Schools should be forced to run related-party transactions past the government for prior approval, a powerful parliamentary committee has recommended – dividing opinion among unions and lobbying groups.
The public accounts committee published its assessment of academy trust finances and the regulations in place to prevent malpractice just before Easter.
It criticised the Department for Education over a range of issues. In particular, the committee warned that rules around related-party transactions – payments made to firms associated with trusts and their officials – are “too weak to prevent abuse” and the fact it is too slow to intervene when trusts are acting improperly.
But unions are divided over the committee’s demand that the Education Skills and Funding Agency approve any transactions before they take place. In 2016, 40 per cent of academy trusts engaged in related-party transactions, worth a total of £120 million.
The government should be careful not to make the system cumbersome
Malcolm Trobe, ASCL’s deputy general secretary, said the government should be “careful not to make the system cumbersome” and prevent schools from making savings on services they procure.
Independent auditors also check related-party transactions, “so there is already a layer of absolute policing, albeit retrospective”.
But the committee was not convinced by the DfE’s argument that related-party transactions can benefit academy trusts by providing services at lower cost, because it is so difficult to prove a service is reasonably priced and that no individual at the trust is making a profit.
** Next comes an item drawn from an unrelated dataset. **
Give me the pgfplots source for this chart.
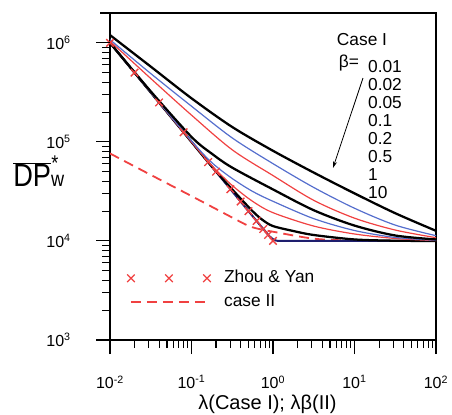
\documentclass[border=0pt]{standalone}
\usepackage{fontspec}
\setmainfont{Liberation Sans}
\usepackage{graphicx}
\usepackage{pgfplots}
\pgfplotsset{compat=1.18}
\usetikzlibrary{arrows.meta}

\definecolor{cblue}{RGB}{85,110,205}
\definecolor{cred}{RGB}{240,65,65}
\definecolor{cnavy}{RGB}{30,30,110}

\pgfplotsset{
  zylegend/.style={legend image code/.code={\draw[##1] plot coordinates {(0pt,0pt) (28.5pt,0pt) (57pt,0pt)};}},
  dashlegend/.style={legend image code/.code={\draw[##1] (0pt,0pt) -- (56pt,0pt);}},
}

\begin{document}
\begin{tikzpicture}
\path (-82.5pt,-55.5pt) rectangle (256.5pt,255pt);
\begin{axis}[
  name=ax,
  scale only axis, width=244.5pt, height=245.25pt,
  xmode=log, ymode=log,
  xmin=0.01, xmax=100, ymin=1000, ymax=2e6,
  xtick={0.01,0.1,1,10,100},
  xticklabels={10\textsuperscript{-2},10\textsuperscript{-1},10\textsuperscript{0},10\textsuperscript{1},10\textsuperscript{2}},
  ytick={1e3,1e4,1e5,1e6},
  yticklabels={10\textsuperscript{3},10\textsuperscript{4},10\textsuperscript{5},10\textsuperscript{6}},
  tick align=outside, xtick pos=left, ytick pos=left,
  major tick length=10.5pt, minor tick length=6pt,
  major tick style={draw=black, line width=0.8pt},
  minor tick style={draw=black, line width=0.8pt},
  axis line style={line width=1pt},
  tick label style={font=\fontsize{12}{14}\selectfont},
  xticklabel style={anchor=north, inner sep=0pt, yshift=-16pt},
  yticklabel style={anchor=east, inner sep=0pt, xshift=-18.75pt},
  xlabel={λ(Case I); λβ(II)},
  xlabel style={font=\fontsize{15}{17}\selectfont, at={(rel axis cs:0.483,0)}, anchor=base, yshift=-52.5pt, inner sep=0pt},
  ylabel={\scalebox{0.85}[1]{\fontsize{24}{27}\selectfont$\overline{\hbox{DP}}$\fontsize{16}{18}\selectfont w\llap{\raisebox{12pt}{*}\kern5pt}}},
  ylabel style={rotate=-90, at={(rel axis cs:0,0.468)}, anchor=base west, xshift=-72.75pt, inner sep=0pt},
  legend style={draw=none, fill=none, at={(rel axis cs:0.052,0.152)}, anchor=west, inner sep=0pt, row sep=6pt,
    font=\fontsize{13}{15}\selectfont, nodes={inner sep=0pt, text height=9.5pt, text depth=2.5pt},
    /tikz/every odd column/.append style={column sep=10pt}},
  legend cell align=left,
]
\addlegendimage{zylegend, only marks, mark=x, cred, mark size=4pt, line width=1pt}
\addlegendentry{Zhou \& Yan}
\addlegendimage{dashlegend, cred, line width=1.35pt, dash pattern=on 7.5pt off 4.5pt}
\addlegendentry{case II}

% case II
\addplot[cred, line width=1.35pt, dash pattern=on 7.5pt off 4.5pt, smooth, forget plot] coordinates {
(0.01,7.638e4) (0.0316,4.645e4) (0.1,2.838e4) (0.316,1.722e4) (0.5,1.42e4) (0.7,1.31e4) (1,1.239e4) (3.16,1.054e4) (10,1.007e4) (31.6,1e4) (100,1e4)};

% case I, beta = 10
\addplot[cnavy, line width=1.5pt, forget plot] coordinates {
(0.01,1e6) (0.1,1e5) (0.5,2e4) (0.7,1.43e4) (0.8,1.26e4) (0.9,1.12e4) (1.0,1.04e4) (1.1,1.005e4) (1.3,1e4) (100,1e4)};
% beta = 1
\addplot[black, line width=1.7pt, smooth, forget plot] coordinates {
(0.01,1e6) (0.0316,3.162e5) (0.1,1e5) (0.178,5.623e4) (0.316,3.311e4) (0.562,1.995e4) (0.75,1.622e4) (1,1.413e4) (1.78,1.259e4) (3.16,1.148e4) (10,1.035e4) (31.6,1.005e4) (100,1e4)};
% beta = 0.5
\addplot[cred, line width=0.9pt, smooth, forget plot] coordinates {
(0.01,1e6) (0.0316,3.162e5) (0.1,1e5) (0.178,5.754e4) (0.316,3.631e4) (0.562,2.512e4) (1,1.928e4) (3.16,1.413e4) (10,1.175e4) (31.6,1.059e4) (100,1.007e4)};
% beta = 0.2
\addplot[cblue, line width=0.9pt, smooth, forget plot] coordinates {
(0.01,1e6) (0.0316,3.162e5) (0.1,1.023e5) (0.178,6.166e4) (0.316,4.266e4) (0.562,3.162e4) (1,2.512e4) (3.16,1.679e4) (10,1.274e4) (31.6,1.084e4) (100,1.016e4)};
% beta = 0.1
\addplot[black, line width=1.7pt, smooth, forget plot] coordinates {
(0.01,1e6) (0.0316,3.236e5) (0.1,1.122e5) (0.178,7.586e4) (0.316,5.495e4) (1,3.311e4) (3.16,2.042e4) (10,1.429e4) (31.6,1.135e4) (100,1.035e4)};
% beta = 0.05
\addplot[cred, line width=0.9pt, smooth, forget plot] coordinates {
(0.01,1.040e6) (0.0316,4.365e5) (0.1,1.862e5) (0.316,8.318e4) (1,4.571e4) (3.16,2.570e4) (10,1.698e4) (31.6,1.288e4) (100,1.079e4)};
% beta = 0.02
\addplot[cblue, line width=0.9pt, smooth, forget plot] coordinates {
(0.01,1.076e6) (0.0316,4.898e5) (0.1,2.291e5) (0.316,1.096e5) (1,6.026e4) (3.16,3.467e4) (10,2.138e4) (31.6,1.445e4) (100,1.130e4)};
% beta = 0.01
\addplot[black, line width=1.7pt, smooth, forget plot] coordinates {
(0.01,1.197e6) (0.0316,5.754e5) (0.1,2.754e5) (0.316,1.413e5) (1,8.128e4) (3.16,4.898e4) (10,3.020e4) (31.6,1.905e4) (100,1.265e4)};

% Zhou & Yan
\addplot[only marks, mark=x, cred, mark size=4pt, line width=1pt, forget plot] coordinates {
(0.01,1e6) (0.02,5e5) (0.04,2.5e5) (0.08,1.25e5) (0.16,6.25e4) (0.2,5e4) (0.3,3.33e4) (0.4,2.5e4) (0.5,2e4) (0.63,1.59e4) (0.76,1.32e4) (0.87,1.15e4) (1,1e4)};

% annotations
\node[font=\fontsize{13}{15}\selectfont] at (rel axis cs:0.773,0.920) {Case I};
\node[font=\fontsize{13}{15}\selectfont] at (rel axis cs:0.733,0.847) {β=};
\begin{scope}[every node/.style={anchor=west, inner sep=0pt, font=\fontsize{13}{15}\selectfont}]
\node at (rel axis cs:0.791,0.836) {0.01};
\node at (rel axis cs:0.791,0.781) {0.02};
\node at (rel axis cs:0.791,0.726) {0.05};
\node at (rel axis cs:0.791,0.671) {0.1};
\node at (rel axis cs:0.791,0.616) {0.2};
\node at (rel axis cs:0.791,0.561) {0.5};
\node at (rel axis cs:0.791,0.505) {1};
\node at (rel axis cs:0.791,0.450) {10};
\end{scope}
\draw[-{Stealth[length=5pt,width=3pt]}, line width=0.6pt] (rel axis cs:0.776,0.801) -- (rel axis cs:0.684,0.526);
\end{axis}
\draw[line width=1pt] ([xshift=-7.5pt]ax.north west) -- (ax.north west);
% outward tick marks as rules: 61.125pt per decade in x, 74.294pt per decade in y
\begin{scope}[shift={(ax.south west)}, every node/.style={inner sep=0pt, outer sep=0pt}]
\foreach \d in {0,1,2,3,4} {\node[anchor=north] at ({\d*61.125pt},0pt) {\rule{0.8pt}{10.5pt}};}
\foreach \d in {0,1,2,3} {\foreach \l in {0.30103,0.47712,0.60206,0.69897,0.77815,0.84510,0.90309,0.95424} {\node[anchor=north] at ({(\d+\l)*61.125pt},0pt) {\rule{0.8pt}{6pt}};}}
\foreach \d in {0,1,2,3} {\node[anchor=east] at (0pt,{\d*74.294pt}) {\rule{10.5pt}{0.8pt}};}
\foreach \d in {0,1,2} {\foreach \l in {0.30103,0.47712,0.60206,0.69897,0.77815,0.84510,0.90309,0.95424} {\node[anchor=east] at (0pt,{(\d+\l)*74.294pt}) {\rule{6pt}{0.8pt}};}}
\end{scope}
\end{tikzpicture}
\end{document}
At the moment, the committee argued, the ESFA is only spotting dodgy related-party transactions in end-of-year accounts or through whistleblowers.
Trobe suggested the rules in the academies financial handbook could be changed so schools have to follow sound procurement processes when deciding on related-party services.
Concerns that prior approval could be too cumbersome were echoed by Mark Lehain, the interim director of the New Schools Network, an organisation set up to support and lobby for free schools.
Speaking on the BBC’s World At One, Lehain said getting prior permission from the government seems “very reasonable”.
But he told Schools Week that this is one option, and if pursued there should be a “simple logging system” through which the school can easily submit its request.
Rather than a potentially “cumbersome, slow process” of seeking permission, it would be preferable for schools to publish details of related-party transactions on their websites soon after they’ve been entered into, he explained.
But the National Education Union wants the transactions banned completely because of their potential for financial impropriety.
Dr Mary Bousted, the NEU’s joint general secretary, said that neither telling schools to publish details on their websites, nor better procurement processes, would be effective because the ESFA has insufficient oversight to spot when things were going wrong or then to enforce its rules.
The academies financial handbook already says any contentious transactions must be run past the ESFA first, Trobe pointed out. “Contentious” is defined as a set-up which might draw public or media criticism.
But the committee has been clear those rules are “too weak” and “open to abuse”, Bousted argued.
“This idea that things could be cumbersome – what it really means is someone will have to be strongly accountable for the use of public money. Why wouldn’t we want that?”
A DfE spokesperson said: “All academy trusts operate under a strict system of financial accountability and have to publish their audited accounts. To ensure all pupils get the excellent education they deserve we continue to scrutinise the system on an annual basis and take action where necessary, such as recently asking all trusts paying high salaries to justify them.”